Brief:
The exercise asks you to copy every line below in which "this" appears.

#### Provided entries ####

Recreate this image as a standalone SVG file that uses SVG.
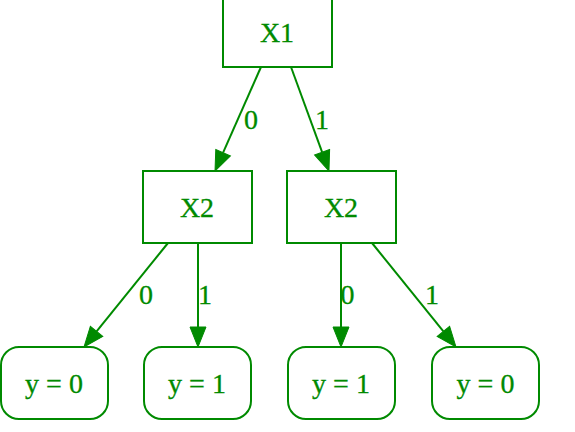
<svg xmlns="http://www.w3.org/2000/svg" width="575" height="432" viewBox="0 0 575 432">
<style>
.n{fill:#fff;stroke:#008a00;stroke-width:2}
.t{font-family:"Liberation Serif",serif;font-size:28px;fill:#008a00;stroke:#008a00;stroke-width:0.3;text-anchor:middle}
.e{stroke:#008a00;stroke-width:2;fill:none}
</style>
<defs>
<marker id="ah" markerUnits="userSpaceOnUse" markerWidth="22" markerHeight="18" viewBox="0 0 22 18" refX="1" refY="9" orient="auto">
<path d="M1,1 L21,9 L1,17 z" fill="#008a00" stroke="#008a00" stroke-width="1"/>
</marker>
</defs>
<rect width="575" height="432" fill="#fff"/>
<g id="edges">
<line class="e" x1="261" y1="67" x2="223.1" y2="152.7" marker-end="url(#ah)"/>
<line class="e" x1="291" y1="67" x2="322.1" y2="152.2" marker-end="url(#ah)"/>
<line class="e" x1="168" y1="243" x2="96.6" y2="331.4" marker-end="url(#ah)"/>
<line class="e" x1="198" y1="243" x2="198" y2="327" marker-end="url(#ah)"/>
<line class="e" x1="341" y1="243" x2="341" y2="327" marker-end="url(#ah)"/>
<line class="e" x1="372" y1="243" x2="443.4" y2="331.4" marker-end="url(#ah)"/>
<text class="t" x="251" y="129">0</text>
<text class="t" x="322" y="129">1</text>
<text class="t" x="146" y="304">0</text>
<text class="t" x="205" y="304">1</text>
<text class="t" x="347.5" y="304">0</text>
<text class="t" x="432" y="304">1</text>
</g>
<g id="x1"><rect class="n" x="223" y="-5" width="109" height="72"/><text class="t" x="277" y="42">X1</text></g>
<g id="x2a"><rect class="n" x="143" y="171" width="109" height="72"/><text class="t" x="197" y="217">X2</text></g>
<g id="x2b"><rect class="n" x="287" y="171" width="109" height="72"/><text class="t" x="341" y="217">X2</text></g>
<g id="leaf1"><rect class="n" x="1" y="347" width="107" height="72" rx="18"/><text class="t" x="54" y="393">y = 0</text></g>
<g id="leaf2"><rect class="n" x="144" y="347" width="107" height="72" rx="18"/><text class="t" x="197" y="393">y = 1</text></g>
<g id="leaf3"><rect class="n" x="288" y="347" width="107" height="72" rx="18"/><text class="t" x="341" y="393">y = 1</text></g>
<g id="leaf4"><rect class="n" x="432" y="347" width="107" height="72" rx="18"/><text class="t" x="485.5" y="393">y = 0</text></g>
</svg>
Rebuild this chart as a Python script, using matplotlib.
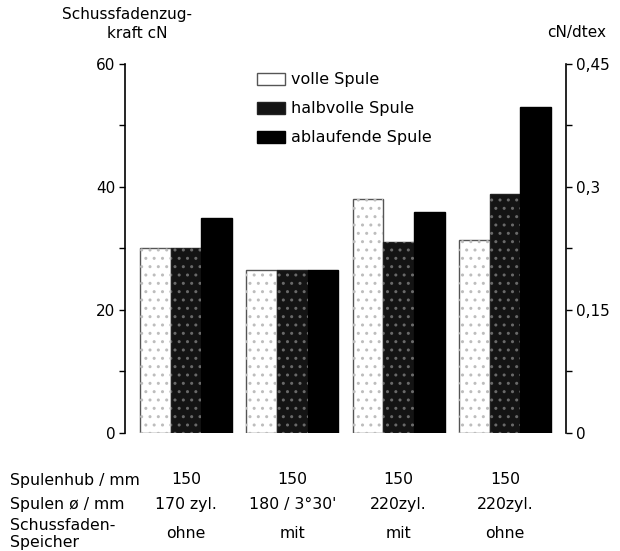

####

In response:
Recreate this image as a standalone SVG file that uses SVG.
Rebuild this chart as a Python script, using matplotlib.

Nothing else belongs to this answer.